Directions ▸ Go through the data and copy every line exactly, but not the images.
|---|
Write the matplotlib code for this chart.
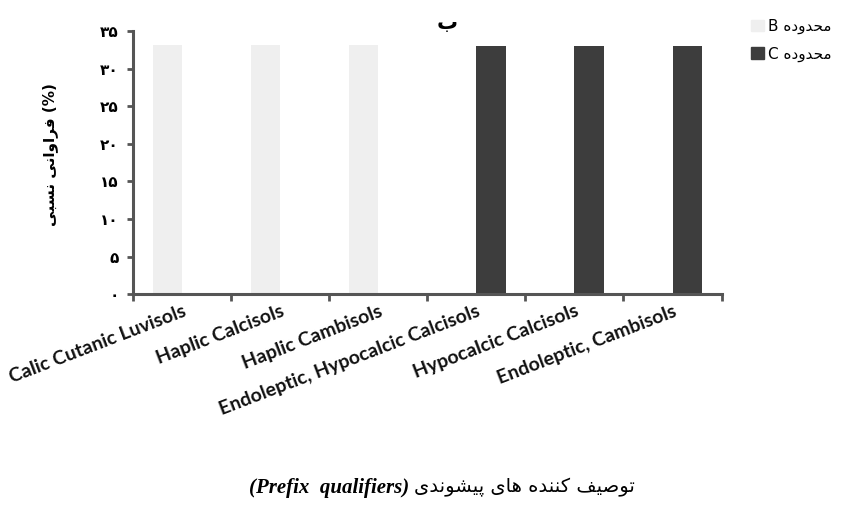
import numpy as np
import matplotlib
matplotlib.use("Agg")
import matplotlib.pyplot as plt
from matplotlib.patches import Patch

# -----------------------
# Data
# -----------------------
soils = ['Calic Cutanic Luvisols', 'Haplic Calcisols', 'Haplic Cambisols',
         'Endoleptic, Hypocalcic Calcisols', 'Hypocalcic Calcisols',
         'Endoleptic, Cambisols']
zone_b = [33.2, 33.2, 33.2, 0, 0, 0]
zone_c = [0, 0, 0, 33.0, 33.0, 33.0]
y_ticks = [0, 5, 10, 15, 20, 25, 30, 35]

# -----------------------
# Persian text helpers (matplotlib does no shaping / RTL)
# -----------------------
# letter: (isolated, final, initial, medial)
FORMS = {
    'ب': (0xFE8F, 0xFE90, 0xFE91, 0xFE92),
    'پ': (0xFB56, 0xFB57, 0xFB58, 0xFB59),
    'ت': (0xFE95, 0xFE96, 0xFE97, 0xFE98),
    'ح': (0xFEA1, 0xFEA2, 0xFEA3, 0xFEA4),
    'س': (0xFEB1, 0xFEB2, 0xFEB3, 0xFEB4),
    'ش': (0xFEB5, 0xFEB6, 0xFEB7, 0xFEB8),
    'ص': (0xFEB9, 0xFEBA, 0xFEBB, 0xFEBC),
    'ف': (0xFED1, 0xFED2, 0xFED3, 0xFED4),
    'ک': (0xFB8E, 0xFB8F, 0xFB90, 0xFB91),
    'م': (0xFEE1, 0xFEE2, 0xFEE3, 0xFEE4),
    'ن': (0xFEE5, 0xFEE6, 0xFEE7, 0xFEE8),
    'ه': (0xFEE9, 0xFEEA, 0xFEEB, 0xFEEC),
    'ی': (0xFBFC, 0xFBFD, 0xFBFE, 0xFBFF),
    'ا': (0xFE8D, 0xFE8E, None, None),
    'د': (0xFEA9, 0xFEAA, None, None),
    'ر': (0xFEAD, 0xFEAE, None, None),
    'و': (0xFEED, 0xFEEE, None, None),
}

def joins_left(ch):
    return ch in FORMS and FORMS[ch][2] is not None

def fa(text):
    """Shape Persian letters and return them in visual (left-to-right) order."""
    out = []
    for i, ch in enumerate(text):
        if ch not in FORMS:
            out.append(ch)
            continue
        prev_j = i > 0 and joins_left(text[i - 1])
        next_j = i < len(text) - 1 and text[i + 1] in FORMS and joins_left(ch)
        iso, fin, ini, med = FORMS[ch]
        if prev_j and next_j:
            cp = med
        elif prev_j:
            cp = fin
        elif next_j:
            cp = ini
        else:
            cp = iso
        out.append(chr(cp))
    return ''.join(out)[::-1]

def fa_digits(n):
    return ''.join(chr(0x06F0 + int(d)) for d in str(n))

# -----------------------
# Plot
# -----------------------
plt.rcParams['font.family'] = ['DejaVu Sans']

fig = plt.figure(figsize=(8.41, 5.08), dpi=100)
ax = fig.add_axes([0.158, 0.421, 0.700, 0.518])

x = np.arange(len(soils))
w = 0.30
ax.bar(x - w / 2, zone_b, width=w, color='#efefef', label='B')
ax.bar(x + w / 2, zone_c, width=w, color='#3d3d3d', label='C')

ax.set_xlim(-0.5, len(soils) - 0.5)
ax.set_ylim(0, 35)

ax.set_yticks(y_ticks)
ax.set_yticklabels([fa_digits(v) for v in y_ticks], fontsize=11, fontweight='bold')
ax.set_xticks(x)
ax.set_xticklabels(soils, rotation=21, ha='right', rotation_mode='anchor',
                   fontsize=14, fontweight='bold', color='#111111', family='Lato')
ax.tick_params(axis='x', which='major', length=0, pad=6)
ax.set_xticks(np.arange(-0.5, len(soils), 1.0), minor=True)
ax.tick_params(axis='x', which='minor', length=5, width=2, color='#555555')
ax.tick_params(axis='y', length=4, width=2, color='#555555', pad=6)

for side in ['top', 'right']:
    ax.spines[side].set_visible(False)
for side in ['left', 'bottom']:
    ax.spines[side].set_linewidth(2.2)
    ax.spines[side].set_color('#555555')

ax.set_ylabel(fa('فراوانی نسبی') + ' (%)', fontsize=11, fontweight='bold')
ax.yaxis.set_label_coords(-0.128, 0.53)

fig.text(0.532, 0.955, fa('ب'), ha='center', va='center', fontsize=15, fontweight='bold')

handles = [Patch(color='#efefef'), Patch(color='#3d3d3d')]
labels = ['B ' + fa('محدوده'), 'C ' + fa('محدوده')]
fig.legend(handles, labels, loc='upper left', bbox_to_anchor=(0.877, 0.99),
           frameon=False, fontsize=11, handlelength=0.8, handleheight=0.8,
           handletextpad=0.3, labelspacing=0.8)

fig.text(0.487, 0.04, '(Prefix  qualifiers)', ha='right', va='center',
         fontsize=15, fontstyle='italic', fontweight='bold', family='Liberation Serif')
fig.text(0.492, 0.04, fa('توصیف کننده های پیشوندی'), ha='left', va='center',
         fontsize=14)

fig.savefig('out.png', dpi=100)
|---|
Finished exercise ▸
Write the matplotlib code for this chart.
import numpy as np
import matplotlib
matplotlib.use("Agg")
import matplotlib.pyplot as plt
from matplotlib.patches import Patch

# -----------------------
# Data
# -----------------------
soils = ['Calic Cutanic Luvisols', 'Haplic Calcisols', 'Haplic Cambisols',
         'Endoleptic, Hypocalcic Calcisols', 'Hypocalcic Calcisols',
         'Endoleptic, Cambisols']
zone_b = [33.2, 33.2, 33.2, 0, 0, 0]
zone_c = [0, 0, 0, 33.0, 33.0, 33.0]
y_ticks = [0, 5, 10, 15, 20, 25, 30, 35]

# -----------------------
# Persian text helpers (matplotlib does no shaping / RTL)
# -----------------------
# letter: (isolated, final, initial, medial)
FORMS = {
    'ب': (0xFE8F, 0xFE90, 0xFE91, 0xFE92),
    'پ': (0xFB56, 0xFB57, 0xFB58, 0xFB59),
    'ت': (0xFE95, 0xFE96, 0xFE97, 0xFE98),
    'ح': (0xFEA1, 0xFEA2, 0xFEA3, 0xFEA4),
    'س': (0xFEB1, 0xFEB2, 0xFEB3, 0xFEB4),
    'ش': (0xFEB5, 0xFEB6, 0xFEB7, 0xFEB8),
    'ص': (0xFEB9, 0xFEBA, 0xFEBB, 0xFEBC),
    'ف': (0xFED1, 0xFED2, 0xFED3, 0xFED4),
    'ک': (0xFB8E, 0xFB8F, 0xFB90, 0xFB91),
    'م': (0xFEE1, 0xFEE2, 0xFEE3, 0xFEE4),
    'ن': (0xFEE5, 0xFEE6, 0xFEE7, 0xFEE8),
    'ه': (0xFEE9, 0xFEEA, 0xFEEB, 0xFEEC),
    'ی': (0xFBFC, 0xFBFD, 0xFBFE, 0xFBFF),
    'ا': (0xFE8D, 0xFE8E, None, None),
    'د': (0xFEA9, 0xFEAA, None, None),
    'ر': (0xFEAD, 0xFEAE, None, None),
    'و': (0xFEED, 0xFEEE, None, None),
}

def joins_left(ch):
    return ch in FORMS and FORMS[ch][2] is not None

def fa(text):
    """Shape Persian letters and return them in visual (left-to-right) order."""
    out = []
    for i, ch in enumerate(text):
        if ch not in FORMS:
            out.append(ch)
            continue
        prev_j = i > 0 and joins_left(text[i - 1])
        next_j = i < len(text) - 1 and text[i + 1] in FORMS and joins_left(ch)
        iso, fin, ini, med = FORMS[ch]
        if prev_j and next_j:
            cp = med
        elif prev_j:
            cp = fin
        elif next_j:
            cp = ini
        else:
            cp = iso
        out.append(chr(cp))
    return ''.join(out)[::-1]

def fa_digits(n):
    return ''.join(chr(0x06F0 + int(d)) for d in str(n))

# -----------------------
# Plot
# -----------------------
plt.rcParams['font.family'] = ['DejaVu Sans']

fig = plt.figure(figsize=(8.41, 5.08), dpi=100)
ax = fig.add_axes([0.158, 0.421, 0.700, 0.518])

x = np.arange(len(soils))
w = 0.30
ax.bar(x - w / 2, zone_b, width=w, color='#efefef', label='B')
ax.bar(x + w / 2, zone_c, width=w, color='#3d3d3d', label='C')

ax.set_xlim(-0.5, len(soils) - 0.5)
ax.set_ylim(0, 35)

ax.set_yticks(y_ticks)
ax.set_yticklabels([fa_digits(v) for v in y_ticks], fontsize=11, fontweight='bold')
ax.set_xticks(x)
ax.set_xticklabels(soils, rotation=21, ha='right', rotation_mode='anchor',
                   fontsize=14, fontweight='bold', color='#111111', family='Lato')
ax.tick_params(axis='x', which='major', length=0, pad=6)
ax.set_xticks(np.arange(-0.5, len(soils), 1.0), minor=True)
ax.tick_params(axis='x', which='minor', length=5, width=2, color='#555555')
ax.tick_params(axis='y', length=4, width=2, color='#555555', pad=6)

for side in ['top', 'right']:
    ax.spines[side].set_visible(False)
for side in ['left', 'bottom']:
    ax.spines[side].set_linewidth(2.2)
    ax.spines[side].set_color('#555555')

ax.set_ylabel(fa('فراوانی نسبی') + ' (%)', fontsize=11, fontweight='bold')
ax.yaxis.set_label_coords(-0.128, 0.53)

fig.text(0.532, 0.955, fa('ب'), ha='center', va='center', fontsize=15, fontweight='bold')

handles = [Patch(color='#efefef'), Patch(color='#3d3d3d')]
labels = ['B ' + fa('محدوده'), 'C ' + fa('محدوده')]
fig.legend(handles, labels, loc='upper left', bbox_to_anchor=(0.877, 0.99),
           frameon=False, fontsize=11, handlelength=0.8, handleheight=0.8,
           handletextpad=0.3, labelspacing=0.8)

fig.text(0.487, 0.04, '(Prefix  qualifiers)', ha='right', va='center',
         fontsize=15, fontstyle='italic', fontweight='bold', family='Liberation Serif')
fig.text(0.492, 0.04, fa('توصیف کننده های پیشوندی'), ha='left', va='center',
         fontsize=14)

fig.savefig('out.png', dpi=100)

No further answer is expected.